Friday, June 17, 2011

Artists with Manifestos: the Vorticists

No words call forth the spirit of the modernist age better than these: "they issued a manifesto." From the French Revolution to 1968, the world was crawling with radicals, reformists, and revolutionaries of every stripe. Each had a cause, a mission, a sacred duty, and a program, and each had a manifesto to lay it all out for the world. Art followed politics, and from the Romantics to the Impressionists to the Cubists to the Expressionists to the Abstract Expressionists, artists formed clubs and movements and issued manifestos laying out what was wrong with all the other art in human history and how their revolutionary movement would change all this for the better.

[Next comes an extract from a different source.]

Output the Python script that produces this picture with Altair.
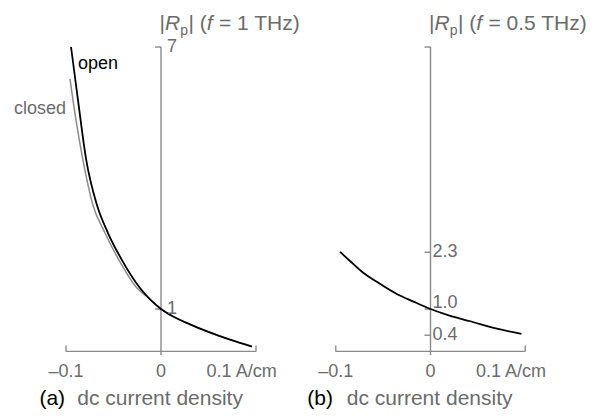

Britain's Tate Gallery is mounting an exhibit that remembers one of the nearly forgotten revolutionary movements in the art scene, the Vorticists:

A century ago, rebellious young artists across Europe banded together in a succession of loudly publicised avant-garde movements. After Expressionism had erupted in Germany, Cubism revolutionised painting in France. Then the Futurists came out of Italy, demanding that art should celebrate the blurred excitement of machine-age dynamism. Rival groups issued manifestos, proclaiming their ability to transform everyone’s vision of the modern era. The years leading up to the first world war were alive with the energy of all these conflicting “-isms,” and in the summer of 1914 a new British movement was announced by a belligerent magazine called BLAST.

This publication marked the arrival of Vorticism, and it burst on the world with the impact of a bomb. The thick, black capitals peppering its pages had the force of a loudhailer. The images reproduced in BLAST proved that British art was being revolutionised by a fresh, London-based generation of painters and sculptors dedicated to extreme, urgent renewal. They wanted to sweep away the inhibiting legacy of the “VICTORIAN VAMPIRE,” and now the summer exhibition at Tate Britain intends to celebrate the landmark importance of the Vorticists’ achievement.

It is hard for us in the post-revolutionary age to take all this sound and fury seriously, but you can get a sense of the energy behind these fulminations in works like David Bomberg's The Mud Bath (above). Somehow the destruction of art's old ways and the crafting of these striking images was going to unshackle us from the past and help sweep away the monstrous construction of social, political, and economic conformity that held humanity back from its potential.

The optimism of the Vorticists took a beating in World War I, and their embrace of progress and the machine age came to seem hollow. I was fascinated by the story of this sculpture, Rock Drill by Jacob Epstein. First, it looks so much like a battle droid that I have to think Epstein (who made many of these robotic figures) had a big influence on the design shop at Lucasfilm. But the work did not long endure in this menacing and phallic but rather rational and somehow productive form:
Soon after this titanic sculpture was exhibited in 1915, Epstein discarded the drill, lopped off the driller’s legs and dispensed with his right forearm. In this way, the once-superhuman robot was turned into a tragic victim called Torso in Metal From the Rock Drill, a man now incapable of defending either himself or the embryonic child lodged so surprisingly within his exposed ribcage.
The first half of the twentieth century whipped European culture from revolutionary romanticism to trench warfare to decadence to Stalin's purges to Hitler to total war, and then somehow back to the highly conventional bourgeois world of the 50s. An artist's mutilation of his own machine seems emblematic to me of this insane era.